Tonight at BFI Southbank I am introducing three documentaries about the arts made for British television more than fifty years ago. The screening is part of the excellent BFI project Visions of Change about television documentaries from the 1950s and ’60s. Although much from these years has been lost, there is nonetheless an extensive archive of rich and resonant material from which to choose. It might have been interesting to mix up the genres more, rather than to have this evening devoted to films about the arts and another with Tim Boon looking at science documentaries, but nonetheless the triple offering tonight makes, if I may say so, for a great programme. John Read’s foundational profile Henry Moore (1951), British television’s first film profile of a living artist opens proceedings, followed by Ken Russell’s delightfully inventive Monitor film Watch the Birdie (1963) about photographer David Hurn. And to conclude there is the extraordinary New Tempo: Heroes, directed by Dick Fontaine in 1967, which now looks more like an avant-garde classic made perhaps by Bruce Conner than it resembles anything else that ITV might have shown on a Sunday afternoon 48 years ago.
I have written extensively about John Read’s film before, including for the blog here and also in a recently published essay for Tate Research, ‘Myriad Mediations: Henry Moore and his Works on Screen 1937–83’ (about which I intend to write another blog post). Russell’s profile of his friend Hurn is also well documented, but it will be a particular treat to see a good print of it tonight at BFI Southbank. Watching it again I was struck by how much it’s a kind of self-portrait of the director, who was a photographer before he began working for the BBC. Among the photo-essays that Russell shot in the late 1950s were ones on the order of nuns known as the Little Sisters of the Assumption and on Soho strippers, both of which are assignments for Hurn in the film. But I wonder if I am the first to spot that the “director” of a steamy love scene supposedly being photographed for movie publicity (above, in a detail of a screengrab) is in fact a brief appearance from Ken himself.

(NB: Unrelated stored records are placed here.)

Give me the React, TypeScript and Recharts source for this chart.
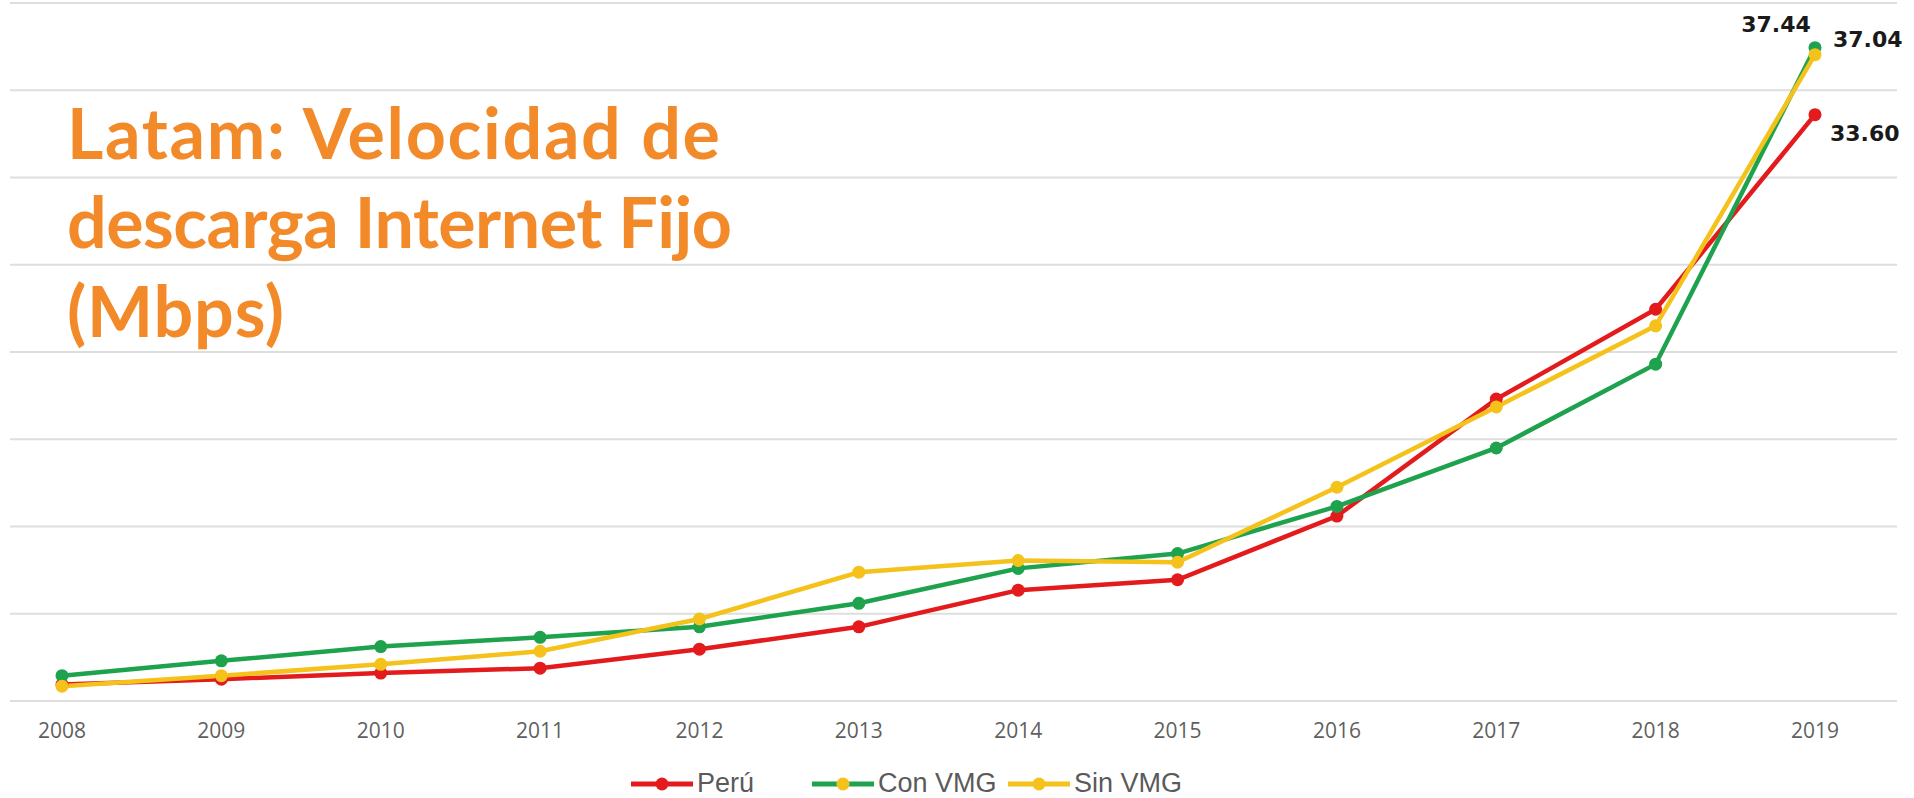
import React from 'react';
import { LineChart, Line, XAxis, YAxis, CartesianGrid, Legend, LabelList } from 'recharts';

const years = ['2008', '2009', '2010', '2011', '2012', '2013', '2014', '2015', '2016', '2017', '2018', '2019'];
const peru = [0.95, 1.25, 1.6, 1.88, 2.97, 4.25, 6.35, 6.95, 10.6, 17.3, 22.45, 33.6];
const conVMG = [1.45, 2.3, 3.12, 3.65, 4.25, 5.6, 7.6, 8.45, 11.15, 14.5, 19.3, 37.44];
const sinVMG = [0.85, 1.45, 2.1, 2.85, 4.7, 7.38, 8.05, 7.95, 12.25, 16.85, 21.5, 37.04];
const yTicks = [0, 5, 10, 15, 20, 25, 30, 35, 40];
const titleLines = ['Latam: Velocidad de', 'descarga Internet Fijo', '(Mbps)'];
const seriesOrder = ['peru', 'con', 'sin'];

const data = years.map((y, i) => ({ year: y, peru: peru[i], con: conVMG[i], sin: sinVMG[i] }));

const COLORS = { peru: '#e31b1d', con: '#1fa24d', sin: '#f4c21a' };
const LEGEND_DOT = { peru: '#e31b1d', con: '#f4c21a', sin: '#f4c21a' };
const LEGEND_ITEM_W = [181, 196, 180];
const TITLE_W = [653, 665, 217];
const LABEL_OFFSET: Record<string, { dx: number; dy: number; anchor: string }> = {
  peru: { dx: 15, dy: 26, anchor: 'start' },
  con: { dx: -39, dy: -16, anchor: 'middle' },
  sin: { dx: 18, dy: -8, anchor: 'start' },
};

const Tick = (props: any) => {
  const { x, y, payload } = props;
  return (
    <text x={x} y={y} dy={37} textAnchor="middle" fill="#5f5f5f" fontSize={21} fontFamily="'Open Sans', sans-serif">
      {payload.value}
    </text>
  );
};

const makeLabel = (key: string) => (props: any) => {
  const { x, y, value, index } = props;
  if (index !== years.length - 1) return null;
  const o = LABEL_OFFSET[key];
  return (
    <text x={x + o.dx} y={y + o.dy} textAnchor={o.anchor} fill="#1a1a1a" fontSize={22} fontWeight="bold" fontFamily="'DejaVu Sans', sans-serif">
      {Number(value).toFixed(2)}
    </text>
  );
};

const LegendContent = (props: any) => {
  const payload = [...(props.payload || [])].sort(
    (a: any, b: any) => seriesOrder.indexOf(a.dataKey) - seriesOrder.indexOf(b.dataKey)
  );
  return (
    <div style={{ display: 'flex', alignItems: 'center', fontFamily: "'Liberation Sans', Arial, sans-serif", fontSize: 27, color: '#5a5a5a' }}>
      {payload.map((p: any, i: number) => (
        <div key={p.dataKey} style={{ display: 'flex', alignItems: 'center', width: LEGEND_ITEM_W[i], whiteSpace: 'nowrap' }}>
          <svg width={62} height={16} style={{ marginRight: 4, flexShrink: 0 }}>
            <line x1={0} y1={8} x2={62} y2={8} stroke={p.color} strokeWidth={5} />
            <circle cx={31} cy={8} r={6.5} fill={(LEGEND_DOT as any)[p.dataKey]} />
          </svg>
          <span>{p.value}</span>
        </div>
      ))}
    </div>
  );
};

export default function App() {
  return (
    <div style={{ position: 'absolute', left: 0, top: 0, width: 1914, height: 798, background: '#fff' }}>
      <LineChart width={1914} height={798} data={data} margin={{ top: 3, right: 17, left: 10, bottom: 67 }}>
        <CartesianGrid horizontal vertical={false} stroke="#dedede" strokeWidth={2} />
        <XAxis
          dataKey="year"
          axisLine={false}
          tickLine={false}
          tickSize={0}
          tickMargin={0}
          height={30}
          padding={{ left: 52, right: 82 }}
          tick={<Tick />}
          interval={0}
        />
        <YAxis hide domain={[0, 40]} ticks={yTicks} />
        <Legend
          layout="horizontal"
          verticalAlign="middle"
          align="center"
          wrapperStyle={{ top: 768, left: 631, width: 760 }}
          content={<LegendContent />}
        />
        <Line dataKey="peru" name="Perú" stroke={COLORS.peru} strokeWidth={4.5} dot={{ r: 6.5, fill: COLORS.peru, stroke: 'none' }} isAnimationActive={false}>
          <LabelList dataKey="peru" content={makeLabel('peru')} />
        </Line>
        <Line dataKey="con" name="Con VMG" stroke={COLORS.con} strokeWidth={4.5} dot={{ r: 6.5, fill: COLORS.con, stroke: 'none' }} isAnimationActive={false}>
          <LabelList dataKey="con" content={makeLabel('con')} />
        </Line>
        <Line dataKey="sin" name="Sin VMG" stroke={COLORS.sin} strokeWidth={4.5} dot={{ r: 6.5, fill: COLORS.sin, stroke: 'none' }} isAnimationActive={false}>
          <LabelList dataKey="sin" content={makeLabel('sin')} />
        </Line>
      </LineChart>
      <svg width={900} height={360} style={{ position: 'absolute', left: 0, top: 0, pointerEvents: 'none' }}>
        {titleLines.map((t, i) => (
          <text
            key={i}
            x={67}
            y={159 + i * 89}
            fill="#f28a2a"
            fontSize={70}
            fontWeight="bold"
            fontFamily="Lato, sans-serif"
            textLength={TITLE_W[i]}
            lengthAdjust="spacing"
          >
            {t}
          </text>
        ))}
      </svg>
    </div>
  );
}
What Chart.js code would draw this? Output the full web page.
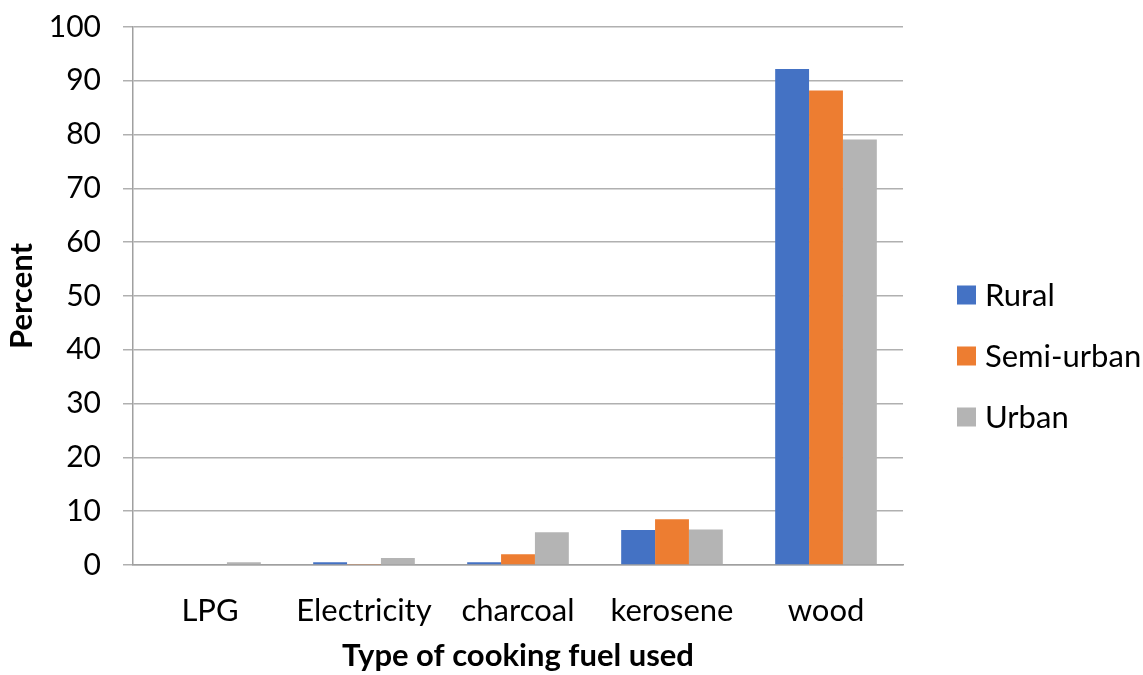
<!DOCTYPE html>
<html>
<head>
<meta charset="utf-8">
<script src="https://cdn.jsdelivr.net/npm/chart.js@4"></script>
<style>
  html, body { margin: 0; padding: 0; background: #fff; }
  #wrap { width: 1143px; height: 675px; position: relative; }
</style>
</head>
<body>
<div id="wrap"><canvas id="c" width="1143" height="675"></canvas></div>
<script>
const categories = ['LPG', 'Electricity', 'charcoal', 'kerosene', 'wood'];
const rural = [0, 0.5, 0.5, 6.5, 92.2];
const semiUrban = [0, 0.2, 2.0, 8.5, 88.2];
const urban = [0.5, 1.3, 6.1, 6.6, 79.1];
const seriesNames = ['Rural', 'Semi-urban', 'Urban'];
const colors = ['#4472C4', '#ED7D31', '#B4B4B4'];

const FONT = 'Lato, "Open Sans", sans-serif';
Chart.defaults.font.family = FONT;
Chart.defaults.color = '#000';

// Legend drawn beside the plot: square swatch + series name, one row per dataset
const sideLegend = {
  id: 'sideLegend',
  afterDraw(chart) {
    const { ctx, chartArea } = chart;
    const boxX = chartArea.right + 54;
    const textX = chartArea.right + 82;
    const firstRowY = chartArea.top + 268;
    const rowGap = 61;
    const box = 19;
    ctx.save();
    ctx.font = '31px ' + FONT;
    ctx.textBaseline = 'middle';
    chart.data.datasets.forEach((ds, i) => {
      const y = firstRowY + i * rowGap;
      ctx.fillStyle = ds.backgroundColor;
      ctx.fillRect(boxX, y - box / 2, box, box);
      ctx.fillStyle = '#000';
      ctx.fillText(ds.label, textX, y + 1);
    });
    ctx.restore();
  }
};

new Chart(document.getElementById('c'), {
  type: 'bar',
  data: {
    labels: categories,
    datasets: [rural, semiUrban, urban].map((d, i) => ({
      label: seriesNames[i],
      data: d,
      backgroundColor: colors[i],
      borderWidth: 0,
      categoryPercentage: 0.66,
      barPercentage: 1.0
    }))
  },
  options: {
    responsive: false,
    animation: false,
    layout: { padding: { top: 27, right: 240, left: 0, bottom: 0 } },
    plugins: {
      legend: { display: false },
      tooltip: { enabled: false }
    },
    scales: {
      x: {
        afterFit: s => { s.height = 110; s.paddingLeft = 0; s.paddingRight = 0; },
        grid: { display: false, drawTicks: false },
        border: { color: '#A0A0A0', width: 1.5 },
        ticks: { font: { size: 31 }, padding: 27, color: '#000' },
        title: { display: true, text: 'Type of cooking fuel used', font: { size: 31, weight: 'bold' }, color: '#000', padding: { top: 0, bottom: 0 } }
      },
      y: {
        afterFit: s => { s.width = 133; s.paddingTop = 0; s.paddingBottom = 0; },
        min: 0, max: 100,
        ticks: { stepSize: 10, font: { size: 30 }, padding: 22, color: '#000' },
        grid: { color: '#B0B0B0', lineWidth: 1.5, tickLength: 10 },
        border: { color: '#A0A0A0', width: 1.5 },
        title: { display: true, text: 'Percent', font: { size: 31, weight: 'bold' }, color: '#000', padding: { top: 3, bottom: 0 } }
      }
    }
  },
  plugins: [sideLegend]
});
</script>
</body>
</html>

As you would expect, Russell liberally mixes and matches factual sequences with the obviously fictionalised and draws on a host of visual references, including Eastern European art movies, as well as a brilliant soundtrack. Whether, as Russell later claimed, this film was what inspired the fashion shoot scenes in Antonioni’s Blow Up (1966) is uncertain, but this is a vivid slice of ‘swinging’ London life in 1963. And there are some delightful personal stories hidden just below the surface, including the fact that Hurn had apparently met the model Alita Naughton in Paris a few days before the shoot. He asked her to come to London to be in Russell’s film (she’s the woman who emerges from the smoke in the opening shots), after which she married Hurn and starred in Russell’s first feature French Dressing (1964) [the link is to a very good recent essay by David Cairns about the film].
Although the juxtaposition is largely accidental, Watch the Birdie sets up Heroes rather well, as the latter film is all about image culture and celebrity. But rather than have his film unfold like a journalistic essay, Dick Fontaine collides in a dense collage found footage, fragments of audio, stills and insistent shots of media machines, including cameras, tape recorders and slide projectors. Starting with a lengthy sequence presented in negative, jump-cutting like crazy and building an allusive and suggestive sound mix, this really is British television at its most radical and experimental. Heroes was made for ATV, which had to fulfil certain public service obligations in return for its ITV franchise, and the series was produced by Mike Hodges, who was later to direct Get Carter (1970), without – one senses – all that much corporate interest or oversight. The film’s influences, including Marshall McLuhan, Pop Art and the Godard of Two or Three Things That I Know About Her, are perhaps a little too apparent from this distance. Yet Heroes, much like Watch the Birdie, has a good deal still to offer about our image world, even if was all 35mm in those days and digital selfies were undreamt of. Above all else, Heroes has a striking sensorial impact, so if you can, grab this rare opportunity to see it on a big screen.